## Begin Collected data
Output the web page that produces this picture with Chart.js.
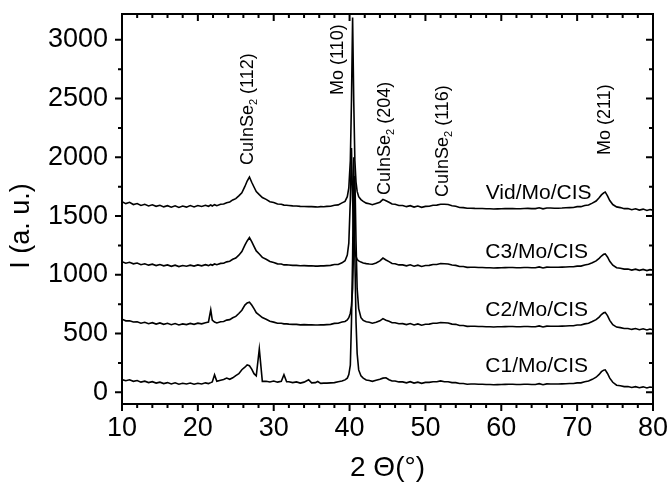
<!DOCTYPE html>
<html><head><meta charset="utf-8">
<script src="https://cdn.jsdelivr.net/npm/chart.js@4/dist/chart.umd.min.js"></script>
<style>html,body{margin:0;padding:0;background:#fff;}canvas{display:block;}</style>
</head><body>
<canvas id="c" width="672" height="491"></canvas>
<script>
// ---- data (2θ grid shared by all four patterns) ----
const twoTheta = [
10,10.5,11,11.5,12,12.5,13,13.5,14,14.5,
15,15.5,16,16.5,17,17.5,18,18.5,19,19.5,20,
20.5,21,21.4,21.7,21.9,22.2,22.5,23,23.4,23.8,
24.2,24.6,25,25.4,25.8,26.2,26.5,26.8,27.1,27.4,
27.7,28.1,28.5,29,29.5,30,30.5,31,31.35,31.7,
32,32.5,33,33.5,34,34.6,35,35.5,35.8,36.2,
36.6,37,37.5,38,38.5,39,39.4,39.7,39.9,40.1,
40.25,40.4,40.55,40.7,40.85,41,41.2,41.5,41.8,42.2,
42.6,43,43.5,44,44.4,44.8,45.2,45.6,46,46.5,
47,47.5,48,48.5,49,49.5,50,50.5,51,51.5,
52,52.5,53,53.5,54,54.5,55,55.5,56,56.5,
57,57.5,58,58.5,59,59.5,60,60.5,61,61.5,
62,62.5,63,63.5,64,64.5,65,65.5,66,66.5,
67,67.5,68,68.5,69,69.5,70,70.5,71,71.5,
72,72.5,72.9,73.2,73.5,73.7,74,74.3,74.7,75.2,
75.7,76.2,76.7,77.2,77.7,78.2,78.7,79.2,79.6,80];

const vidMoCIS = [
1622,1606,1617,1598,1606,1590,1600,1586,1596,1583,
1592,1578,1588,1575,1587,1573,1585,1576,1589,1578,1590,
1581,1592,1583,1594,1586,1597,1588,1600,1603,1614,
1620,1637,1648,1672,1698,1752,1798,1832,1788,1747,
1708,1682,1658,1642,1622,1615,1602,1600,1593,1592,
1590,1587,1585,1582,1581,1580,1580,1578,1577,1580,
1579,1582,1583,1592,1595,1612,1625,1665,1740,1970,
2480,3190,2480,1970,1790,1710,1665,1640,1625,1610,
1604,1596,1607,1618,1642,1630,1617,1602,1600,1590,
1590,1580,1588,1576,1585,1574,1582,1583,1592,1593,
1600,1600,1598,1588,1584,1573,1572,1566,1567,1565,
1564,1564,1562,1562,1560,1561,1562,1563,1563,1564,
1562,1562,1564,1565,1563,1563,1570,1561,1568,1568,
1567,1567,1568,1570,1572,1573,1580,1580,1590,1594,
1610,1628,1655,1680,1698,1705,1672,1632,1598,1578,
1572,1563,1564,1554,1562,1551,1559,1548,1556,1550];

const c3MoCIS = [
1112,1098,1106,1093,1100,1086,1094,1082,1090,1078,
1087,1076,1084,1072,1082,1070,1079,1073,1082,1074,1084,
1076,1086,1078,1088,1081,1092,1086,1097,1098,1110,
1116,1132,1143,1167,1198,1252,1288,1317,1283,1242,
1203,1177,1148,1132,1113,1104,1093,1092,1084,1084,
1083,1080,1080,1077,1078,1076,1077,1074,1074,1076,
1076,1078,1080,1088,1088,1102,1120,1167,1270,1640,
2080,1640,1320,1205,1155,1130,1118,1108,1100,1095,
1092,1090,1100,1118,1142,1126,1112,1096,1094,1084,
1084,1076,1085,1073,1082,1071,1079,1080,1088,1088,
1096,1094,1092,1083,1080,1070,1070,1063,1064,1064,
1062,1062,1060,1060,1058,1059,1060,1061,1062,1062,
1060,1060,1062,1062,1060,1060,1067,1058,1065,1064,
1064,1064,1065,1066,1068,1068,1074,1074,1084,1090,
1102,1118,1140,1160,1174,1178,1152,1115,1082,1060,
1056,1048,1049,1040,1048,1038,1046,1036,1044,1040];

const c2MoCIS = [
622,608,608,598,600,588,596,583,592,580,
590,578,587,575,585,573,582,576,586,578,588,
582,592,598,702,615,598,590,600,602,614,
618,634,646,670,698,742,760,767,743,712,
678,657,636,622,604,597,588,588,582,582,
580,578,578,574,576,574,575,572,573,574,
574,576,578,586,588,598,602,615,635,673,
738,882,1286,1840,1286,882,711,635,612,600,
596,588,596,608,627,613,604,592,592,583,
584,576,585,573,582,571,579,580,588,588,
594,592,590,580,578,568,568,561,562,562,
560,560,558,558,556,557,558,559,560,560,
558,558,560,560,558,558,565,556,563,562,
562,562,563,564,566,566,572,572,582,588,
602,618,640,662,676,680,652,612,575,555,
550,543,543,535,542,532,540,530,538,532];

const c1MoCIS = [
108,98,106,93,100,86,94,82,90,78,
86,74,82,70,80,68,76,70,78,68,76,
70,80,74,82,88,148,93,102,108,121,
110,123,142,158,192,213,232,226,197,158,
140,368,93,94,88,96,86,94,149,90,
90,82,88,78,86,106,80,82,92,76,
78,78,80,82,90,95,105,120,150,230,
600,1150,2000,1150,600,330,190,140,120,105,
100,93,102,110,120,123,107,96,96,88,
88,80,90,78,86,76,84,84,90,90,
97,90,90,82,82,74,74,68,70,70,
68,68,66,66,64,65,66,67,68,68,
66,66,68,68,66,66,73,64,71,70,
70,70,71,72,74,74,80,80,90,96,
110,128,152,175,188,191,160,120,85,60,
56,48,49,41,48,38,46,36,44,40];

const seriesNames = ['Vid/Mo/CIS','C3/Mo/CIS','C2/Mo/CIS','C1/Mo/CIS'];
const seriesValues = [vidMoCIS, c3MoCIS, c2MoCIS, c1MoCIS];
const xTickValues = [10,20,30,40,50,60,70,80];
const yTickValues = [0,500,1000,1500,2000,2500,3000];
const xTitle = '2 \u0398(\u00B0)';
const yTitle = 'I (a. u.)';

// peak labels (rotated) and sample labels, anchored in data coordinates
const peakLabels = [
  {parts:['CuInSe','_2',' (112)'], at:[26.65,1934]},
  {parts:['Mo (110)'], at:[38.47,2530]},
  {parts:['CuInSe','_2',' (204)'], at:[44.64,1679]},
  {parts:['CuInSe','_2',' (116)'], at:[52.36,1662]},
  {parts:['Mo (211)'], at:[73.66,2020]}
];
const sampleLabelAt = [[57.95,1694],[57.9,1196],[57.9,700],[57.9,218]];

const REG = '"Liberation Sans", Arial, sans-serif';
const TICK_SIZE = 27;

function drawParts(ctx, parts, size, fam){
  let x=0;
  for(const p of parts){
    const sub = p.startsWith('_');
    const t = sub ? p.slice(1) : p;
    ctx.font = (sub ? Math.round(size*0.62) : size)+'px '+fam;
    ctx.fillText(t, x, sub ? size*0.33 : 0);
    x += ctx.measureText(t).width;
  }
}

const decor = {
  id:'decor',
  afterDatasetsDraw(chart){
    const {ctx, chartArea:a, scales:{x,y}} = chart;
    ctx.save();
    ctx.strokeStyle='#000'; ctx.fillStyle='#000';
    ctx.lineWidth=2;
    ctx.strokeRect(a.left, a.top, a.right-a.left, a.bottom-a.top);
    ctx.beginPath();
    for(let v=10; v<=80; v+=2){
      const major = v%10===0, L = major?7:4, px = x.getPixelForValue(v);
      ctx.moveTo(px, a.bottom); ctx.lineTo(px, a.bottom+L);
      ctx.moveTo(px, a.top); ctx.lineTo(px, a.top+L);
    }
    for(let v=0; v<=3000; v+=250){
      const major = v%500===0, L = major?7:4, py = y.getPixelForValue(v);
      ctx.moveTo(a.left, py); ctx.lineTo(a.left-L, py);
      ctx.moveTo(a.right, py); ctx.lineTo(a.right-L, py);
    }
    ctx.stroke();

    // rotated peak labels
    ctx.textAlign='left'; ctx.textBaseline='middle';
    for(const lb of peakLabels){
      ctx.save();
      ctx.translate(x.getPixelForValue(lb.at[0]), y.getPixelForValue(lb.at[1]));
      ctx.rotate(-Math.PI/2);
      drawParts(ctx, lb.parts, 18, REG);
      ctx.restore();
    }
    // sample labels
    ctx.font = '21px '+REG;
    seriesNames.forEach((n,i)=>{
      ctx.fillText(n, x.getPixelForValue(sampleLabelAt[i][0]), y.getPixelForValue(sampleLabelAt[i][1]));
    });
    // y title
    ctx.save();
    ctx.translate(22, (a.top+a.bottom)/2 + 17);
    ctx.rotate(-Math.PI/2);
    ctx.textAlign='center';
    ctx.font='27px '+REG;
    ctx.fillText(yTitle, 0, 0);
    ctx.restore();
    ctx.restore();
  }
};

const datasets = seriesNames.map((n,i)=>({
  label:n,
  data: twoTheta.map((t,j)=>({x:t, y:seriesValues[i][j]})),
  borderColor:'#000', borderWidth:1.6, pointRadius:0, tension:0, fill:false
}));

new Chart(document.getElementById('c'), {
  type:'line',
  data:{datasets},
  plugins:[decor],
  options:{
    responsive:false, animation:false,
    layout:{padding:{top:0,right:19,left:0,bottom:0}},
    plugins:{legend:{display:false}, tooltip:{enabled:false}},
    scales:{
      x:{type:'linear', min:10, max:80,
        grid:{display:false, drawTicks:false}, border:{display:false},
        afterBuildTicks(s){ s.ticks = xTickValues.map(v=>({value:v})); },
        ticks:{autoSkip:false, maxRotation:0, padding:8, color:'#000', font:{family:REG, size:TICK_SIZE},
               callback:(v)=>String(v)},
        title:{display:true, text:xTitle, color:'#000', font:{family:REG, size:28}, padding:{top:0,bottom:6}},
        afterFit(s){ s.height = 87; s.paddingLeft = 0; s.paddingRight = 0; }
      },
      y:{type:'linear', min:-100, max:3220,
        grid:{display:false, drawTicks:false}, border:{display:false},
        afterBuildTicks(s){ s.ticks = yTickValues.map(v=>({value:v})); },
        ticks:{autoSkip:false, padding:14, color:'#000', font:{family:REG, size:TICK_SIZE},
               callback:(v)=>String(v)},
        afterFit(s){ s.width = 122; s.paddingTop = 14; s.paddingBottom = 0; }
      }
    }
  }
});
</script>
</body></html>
## End Collected data
The request = Pictures excluded, repeat exactly the lines from the top of the material through the line with "75.7,76.2,76.7,77.2,77.7,78.2,78.7,79.2,79.6,80];", including both of those lines.

Result below =
Output the web page that produces this picture with Chart.js.
<!DOCTYPE html>
<html><head><meta charset="utf-8">
<script src="https://cdn.jsdelivr.net/npm/chart.js@4/dist/chart.umd.min.js"></script>
<style>html,body{margin:0;padding:0;background:#fff;}canvas{display:block;}</style>
</head><body>
<canvas id="c" width="672" height="491"></canvas>
<script>
// ---- data (2θ grid shared by all four patterns) ----
const twoTheta = [
10,10.5,11,11.5,12,12.5,13,13.5,14,14.5,
15,15.5,16,16.5,17,17.5,18,18.5,19,19.5,20,
20.5,21,21.4,21.7,21.9,22.2,22.5,23,23.4,23.8,
24.2,24.6,25,25.4,25.8,26.2,26.5,26.8,27.1,27.4,
27.7,28.1,28.5,29,29.5,30,30.5,31,31.35,31.7,
32,32.5,33,33.5,34,34.6,35,35.5,35.8,36.2,
36.6,37,37.5,38,38.5,39,39.4,39.7,39.9,40.1,
40.25,40.4,40.55,40.7,40.85,41,41.2,41.5,41.8,42.2,
42.6,43,43.5,44,44.4,44.8,45.2,45.6,46,46.5,
47,47.5,48,48.5,49,49.5,50,50.5,51,51.5,
52,52.5,53,53.5,54,54.5,55,55.5,56,56.5,
57,57.5,58,58.5,59,59.5,60,60.5,61,61.5,
62,62.5,63,63.5,64,64.5,65,65.5,66,66.5,
67,67.5,68,68.5,69,69.5,70,70.5,71,71.5,
72,72.5,72.9,73.2,73.5,73.7,74,74.3,74.7,75.2,
75.7,76.2,76.7,77.2,77.7,78.2,78.7,79.2,79.6,80];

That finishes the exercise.